A street in southern Ontario will retain the name "Swastika Trail" after Puslinch Township council voted 4-1 against changing the privately owned street name during a meeting on Wednesday evening.

The matter arose last month when B'nai Brith Canada launched an online petition calling on the township about 75 kilometres west of Toronto to change the street name.

Nearly two months ago, members of the neighbourhood association held their own vote in which a slight majority of residents said they wanted to keep the name.

At Wednesday's meeting, council members said they did not want to overstep the democratic actions already taken by residents.

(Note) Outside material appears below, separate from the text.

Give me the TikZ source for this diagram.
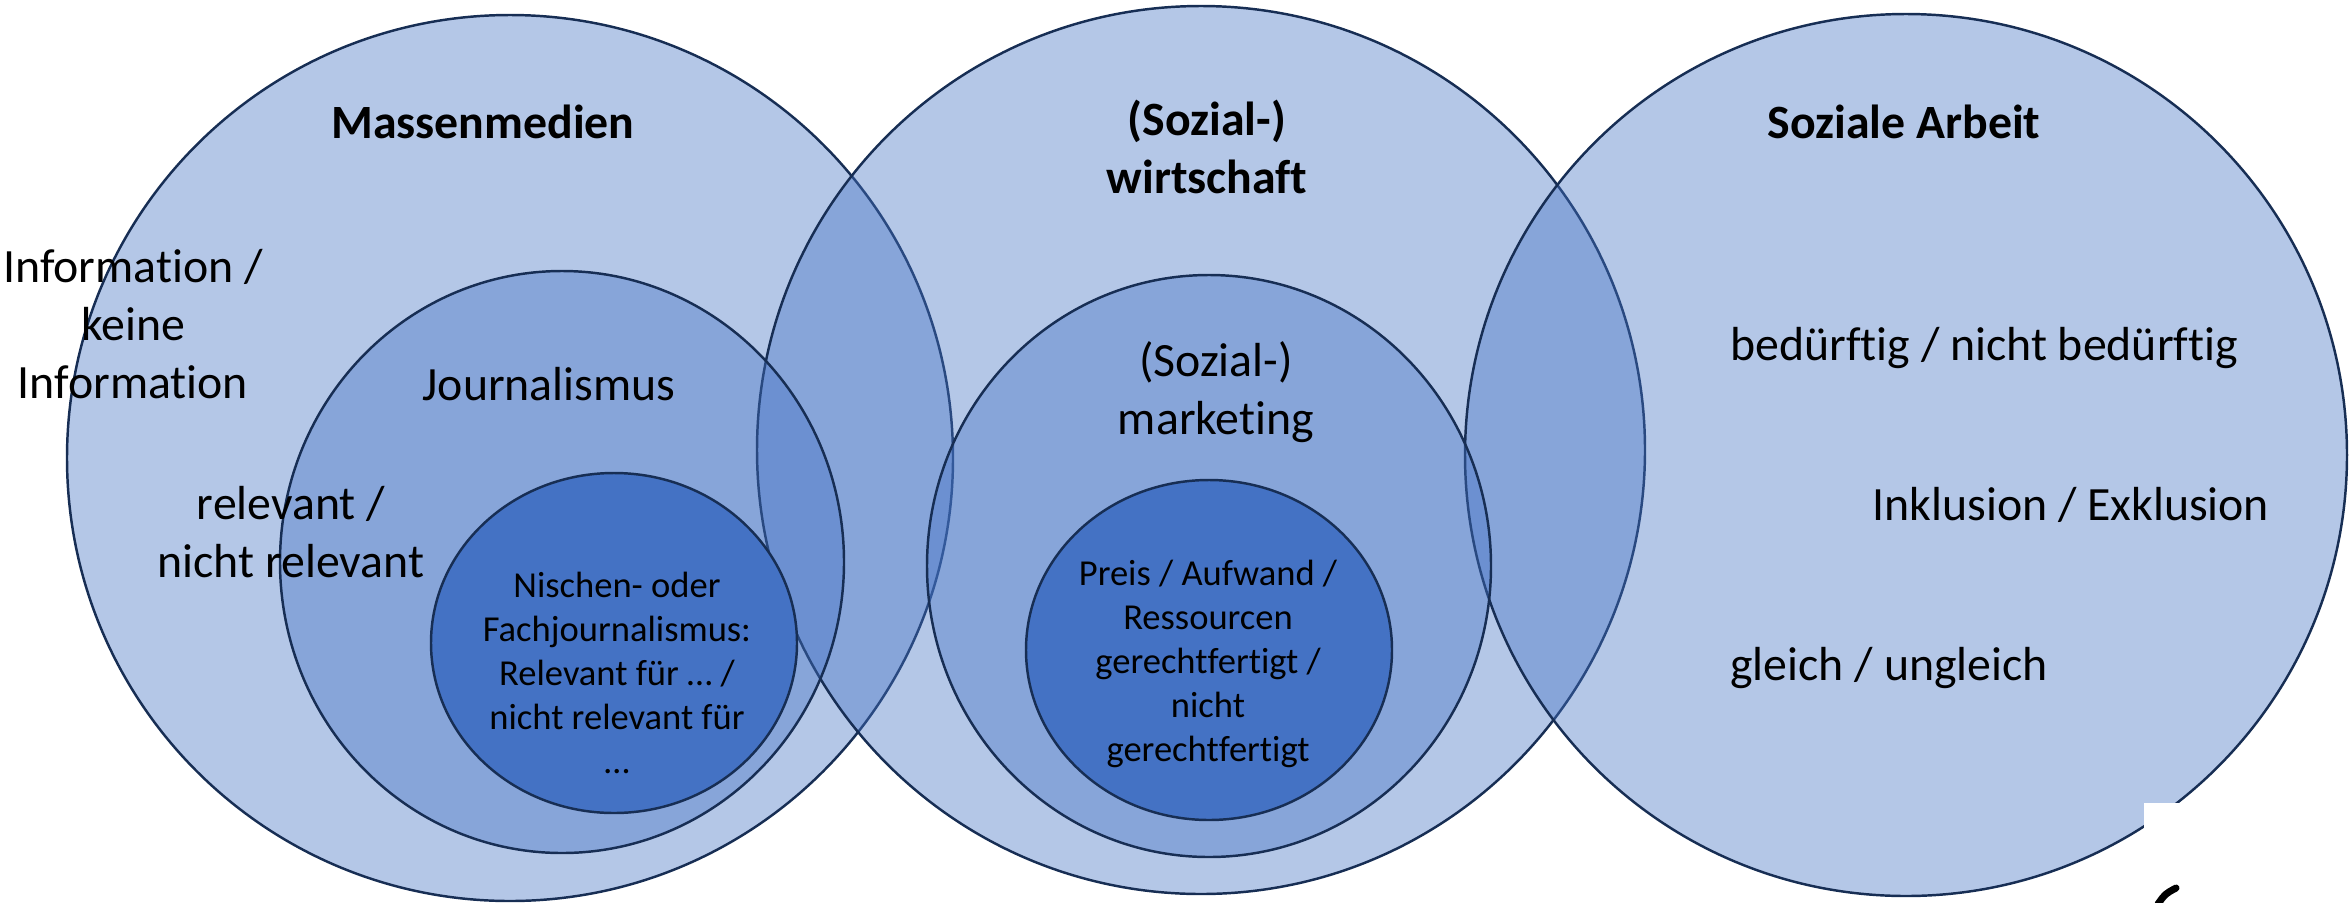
\documentclass[tikz,border=0pt]{standalone}
\usepackage{fontspec}
\setmainfont{Carlito}[Ligatures=NoCommon]
\usetikzlibrary{shapes.geometric}
\definecolor{kreis}{RGB}{68,114,196}
\definecolor{rand}{RGB}{23,46,84}
\begin{document}
\begin{tikzpicture}[line join=round,line cap=round,
	menge/.style={ellipse,draw=rand,line width=0.7pt,fill=kreis,fill opacity=0.4,inner sep=0pt},
	kern/.style={ellipse,draw=rand,line width=0.7pt,fill=kreis,inner sep=0pt},
	gross/.style={font=\fontsize{13.6}{16.4}\selectfont,align=center},
	klein/.style={font=\fontsize{10.4}{12.5}\selectfont,align=center},
	titel/.style={font=\fontsize{13.6}{16.4}\selectfont\bfseries,align=center}]
		\useasboundingbox (0,0) rectangle (23.49,9.02);
		\node[menge,minimum width=8.86cm,minimum height=8.86cm] (medien) at (5.10,4.44) {};
		\node[menge,minimum width=8.88cm,minimum height=8.88cm] (wirtschaft) at (12.01,4.52) {};
		\node[menge,minimum width=8.82cm,minimum height=8.82cm] (sozarbeit) at (19.06,4.47) {};
		\node[menge,minimum width=5.64cm,minimum height=5.82cm] (journal) at (5.62,3.40) {};
		\node[menge,minimum width=5.64cm,minimum height=5.82cm] (marketing) at (12.09,3.36) {};
		\node[kern,minimum width=3.66cm,minimum height=3.40cm] (nische) at (6.14,2.59) {};
		\node[kern,minimum width=3.66cm,minimum height=3.40cm] (preis) at (12.09,2.52) {};
		\fill[white] (21.44,0) rectangle (23.49,0.99);
		\draw[line width=2pt] (21.58,-0.02) .. controls (21.65,0.08) .. (21.76,0.14);
		\node[titel,anchor=base] (tmedien) at (4.83,7.64) {Massenmedien};
		\node[titel] (twirtschaft) at (12.07,7.55) {(Sozial-)\\wirtschaft};
		\node[titel,anchor=base] (tsozarbeit) at (19.04,7.64) {Soziale Arbeit};
		\node[gross] (info) at (1.33,5.78) {Information /\\keine\\Information};
		\node[gross] (relevant) at (2.91,3.70) {relevant /\\nicht relevant};
		\node[gross,anchor=base] (tjournal) at (5.49,5.02) {Journalismus};
		\node[gross] (tmarketing) at (12.16,5.10) {(Sozial-)\\marketing};
		\node[klein] (tnische) at (6.17,2.29) {Nischen- oder\\Fachjournalismus:\\Relevant für … /\\nicht relevant für\\…};
		\node[klein] (tpreis) at (12.08,2.38) {Preis / Aufwand /\\Ressourcen\\gerechtfertigt /\\nicht\\gerechtfertigt};
		\node[gross,anchor=base west] (bedarf) at (17.18,5.42) {bedürftig / nicht bedürftig};
		\node[gross,anchor=base west] (inklusion) at (18.60,3.82) {Inklusion / Exklusion};
		\node[gross,anchor=base west] (gleich) at (17.18,2.22) {gleich / ungleich};
\end{tikzpicture}
\end{document}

Local residents in favour of keeping the name say Swastika Trail was named in the 1920s before the rise of Adolf Hitler in Nazi Germany, but others have argued the name is associated with hate and genocide.

Before the vote, Jewish groups urged councillors to vote in favour of changing the name, arguing the symbol is still used by neo-Nazi groups and continues to appear in antisemitic vandalism right across this country.

"It's already a national shame that residents of your community are beholden to a name representing a symbol that was utilized in the murder of nearly 10 million people in concentration camps and more than 40,000 Canadian soldiers who went to fight the Nazis -- not to mention over 100,000 Canadian soldiers who were injured during the war," Avi Benlolo, president and CEO of Friends of Simon Wiesenthal Center for Holocaust Studies, wrote in an open letter.